Iran cautions US ‘cannot expect to stay safe’ amid ‘economic war’

The U.S. shouldn’t count on staying out of harm’s way, according to Iran’s foreign minister.

Mohammad Javad Zarif said the U.S. “cannot expect to stay safe” because of its alleged “economic war” against Iran, which started after the Trump administration withdrew from the 2015 Iran nuclear deal and reimposed harsh sanctions on the Islamic Republic last year.

“Mr. Trump himself has announced that the U.S. has launched an economic war against Iran,” Zarif said Monday during a press conference with German Foreign Minister Heiko Maas. “The only solution for reducing tensions in this region is stopping that economic war.”

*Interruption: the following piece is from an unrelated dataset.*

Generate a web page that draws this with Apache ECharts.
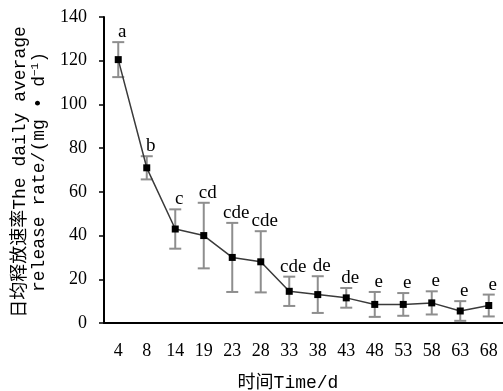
<!DOCTYPE html>
<html>
<head>
<meta charset="utf-8">
<script src="https://cdn.jsdelivr.net/npm/echarts@6/dist/echarts.min.js"></script>
<style>
  html, body { margin: 0; padding: 0; background: #fff; }
  #chart { width: 503px; height: 391px; }
</style>
</head>
<body>
<div id="chart"></div>
<script>
const days = ['4', '8', '14', '19', '23', '28', '33', '38', '43', '48', '53', '58', '63', '68'];
const rate = [120.5, 71, 43, 40, 30, 28, 14.5, 13, 11.5, 8.5, 8.5, 9.2, 5.5, 8];
const errs = [8, 5.3, 9, 15, 15.8, 14, 6.7, 8.4, 4.5, 5.7, 5.2, 5.3, 4.5, 5];
const letters = ['a', 'b', 'c', 'cd', 'cde', 'cde', 'cde', 'de', 'de', 'e', 'e', 'e', 'e', 'e'];
const yTicks = { min: 0, max: 140, interval: 20 };

// SimSun-like look: serif digits, monospaced latin in the axis names
const SERIF = '"Liberation Serif", "Noto Sans CJK SC", serif';
const MONO = '"Liberation Mono", "Noto Sans CJK SC", monospace';

const errData = rate.map((v, i) => [i, v, errs[i]]);

const chart = echarts.init(document.getElementById('chart'));
chart.setOption({
  backgroundColor: '#fff',
  animation: false,
  grid: { left: 104, top: 17, bottom: 68, width: 402 },
  xAxis: {
    type: 'category',
    data: days,
    boundaryGap: true,
    axisLine: { lineStyle: { color: '#000', width: 2 } },
    axisTick: { show: false },
    axisLabel: { color: '#000', fontSize: 18, fontFamily: SERIF, margin: 19 },
    splitLine: { show: false }
  },
  yAxis: {
    type: 'value',
    min: yTicks.min,
    max: yTicks.max,
    interval: yTicks.interval,
    axisLine: { show: true, lineStyle: { color: '#000', width: 2 } },
    axisTick: { show: true, inside: false, length: 5, lineStyle: { color: '#000', width: 1.5 } },
    axisLabel: { color: '#000', fontSize: 18, fontFamily: SERIF, margin: 17 },
    splitLine: { show: false }
  },
  graphic: [
    {
      type: 'text',
      x: 20, y: 172,
      rotation: Math.PI / 2,
      style: {
        text: '日均释放速率The daily average',
        font: '18px ' + MONO,
        fill: '#000',
        align: 'center',
        verticalAlign: 'middle'
      }
    },
    {
      type: 'text',
      x: 39, y: 172,
      rotation: Math.PI / 2,
      style: {
        text: '{n|release rate/(mg • d}{s|−1}{n|)}',
        fill: '#000',
        align: 'center',
        verticalAlign: 'middle',
        rich: {
          n: { fontSize: 18, fontFamily: MONO, fill: '#000' },
          s: { fontSize: 11, fontFamily: MONO, fill: '#000', verticalAlign: 'top', padding: [0, 0, 8, 0] }
        }
      }
    },
    {
      type: 'text',
      x: 288, y: 383,
      style: {
        text: '时间Time/d',
        font: '18px ' + MONO,
        fill: '#000',
        align: 'center',
        verticalAlign: 'middle'
      }
    }
  ],
  series: [
    {
      type: 'custom',
      z: 1,
      data: errData,
      renderItem(params, api) {
        const i = api.value(0);
        const m = api.value(1);
        const e = api.value(2);
        const top = api.coord([i, m + e]);
        const bot = api.coord([i, m - e]);
        const hw = 6;
        const st = { stroke: '#8e8e8e', lineWidth: 2 };
        return {
          type: 'group',
          children: [
            { type: 'line', shape: { x1: top[0], y1: top[1], x2: bot[0], y2: bot[1] }, style: st },
            { type: 'line', shape: { x1: top[0] - hw, y1: top[1], x2: top[0] + hw, y2: top[1] }, style: st },
            { type: 'line', shape: { x1: bot[0] - hw, y1: bot[1], x2: bot[0] + hw, y2: bot[1] }, style: st },
            {
              type: 'text',
              x: top[0] + 4,
              y: top[1] - 10,
              style: {
                text: letters[params.dataIndex],
                font: '19px ' + SERIF,
                fill: '#000',
                align: 'center',
                verticalAlign: 'middle'
              }
            }
          ]
        };
      }
    },
    {
      type: 'line',
      z: 3,
      data: rate,
      symbol: 'rect',
      symbolSize: 7,
      itemStyle: { color: '#000' },
      lineStyle: { color: '#3a3a3a', width: 1.5 }
    }
  ]
});
</script>
</body>
</html>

“Whoever starts a war with us will not be the one who finishes it,” he said.

The 2015 Iran nuclear deal, formally the Joint Comprehensive Plan of Action, put restraints on Iran’s nuclear program in exchange for relief from crippling sanctions.

But the Trump administration announced last May that it was pulling out of the deal, and that sanctions against Iran would be reinstated. In particular, Iran’s oil exports have suffered from the sanctions.

The Trump administration on Friday imposed sanctions targeting Iran’s largest petrochemical holding group, the Persian Gulf Petrochemical Industries Company. The sanctions serve as a “warning that we will continue to target holding groups and companies in the petrochemical sector and elsewhere that provide financial lifelines” to the Islamic Revolutionary Guard Corps, according to Treasury Secretary Steven Mnuchin.

Meanwhile, Maas said Monday that Germany and other European countries would seek to rescue the deal, but cast doubt on how much they could do.

“We won’t be able to do miracles, but we are trying as best as we can to do prevent its failure,” Maas said.